*
2024-25 organic operating profit -30.5% vs forecast -31.7%
*
2025-26 profit could fall by high-teens percentage in
worst case
*
Joins rivals in scrapping longer term targets
(Rewrites paragraph 1; adds quote in 4; context in 6-7)
By Dominique Vidalon and Emma Rumney
PARIS/LONDON, June 4 (Reuters) - French spirits group
Remy Cointreau on Wednesday abandoned its 2030 sales
growth ambitions, saying tariffs, persistently slow U.S. sales
and high levels of uncertainty could derail its plans for next
year and beyond.
The maker of Remy Martin cognac and Cointreau liqueur, which
has been grappling with tariffs and sliding sales in its key
U.S. and Chinese markets, also reported a smaller than expected
30.5% drop in annual organic operating profit.
In a statement, Remy said its 2030 goals were no longer
realistic amid uncertainty, a lack of recovery in sluggish U.S.

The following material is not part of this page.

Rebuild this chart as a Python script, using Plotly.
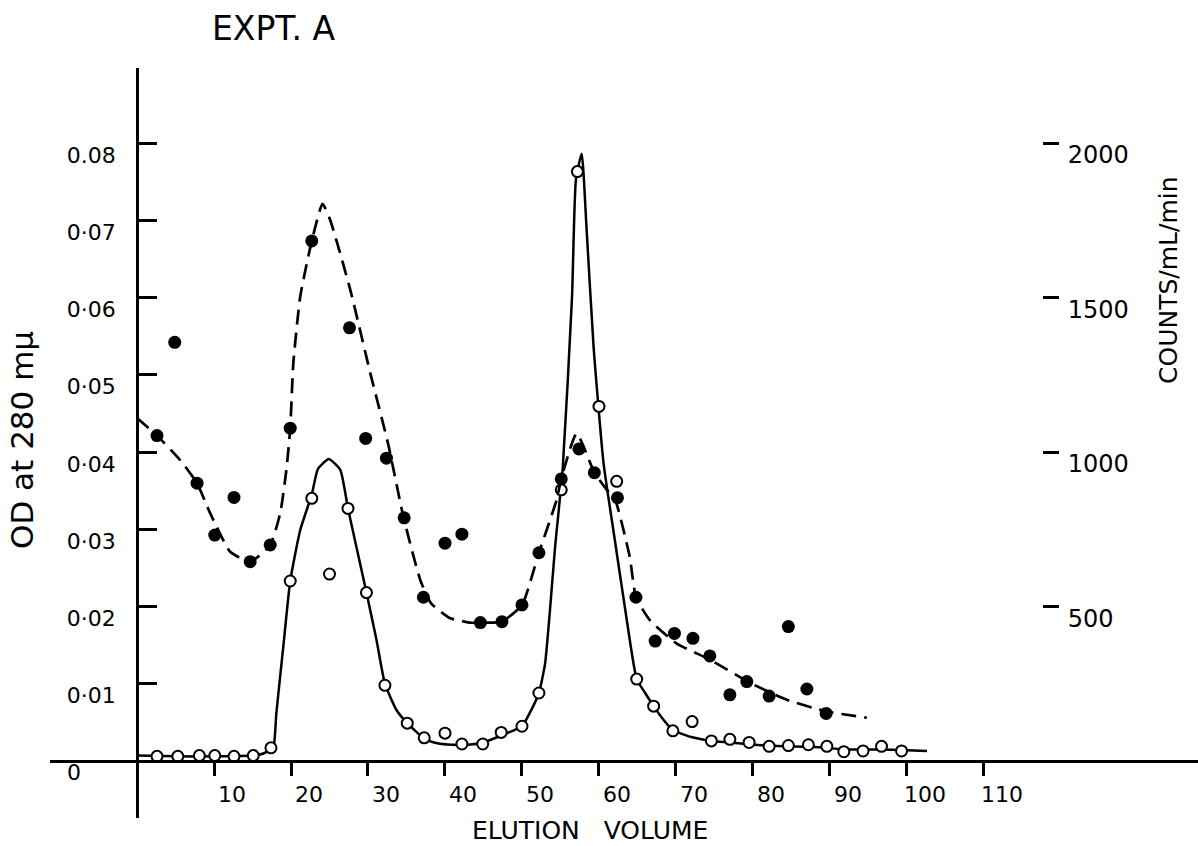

sales and tariffs affecting its cognac in both China and the
United States, which could reduce its 2025/26 operating profit
by a high-teens percentage in a "worst-case scenario".
"Remy Cointreau believes the conditions required to maintain
its 2029-2030 targets are no longer in place," it said.
Incoming CEO, luxury goods veteran Franck Marilly, would
establish his own strategic roadmap, the company continued.
Remy joins peers Diageo ( DEO ) and Pernod Ricard
in withdrawing sales targets that had become widely seen as
overly ambitious as the entire sector endures a sharp slowdown
from previous boom years for pricey liquors.
But the French company, which makes 70% of its sales from
cognac, mostly in the U.S. and China, has suffered more than
peers as drinkers in both nations ditch the brandy and both
governments have levied tariffs.
Sales would return to mid-single digit growth in the 2025/26
financial year, but in large part thanks to an easier base of
comparison versus steep declines in 2024/25, it forecast.
Assuming no change to existing tariffs, it expects organic
growth in operating profit in the year ended March 2026.
Group operating profit for the year ended March 2025 fell
30.5% on an organic basis to 217 million euros ($246.5 million),
versus a 31.7% drop expected by analysts.
This was partially offset by 85 million euros of cost cuts,
which outpaced an initial savings plan of 50 million euros.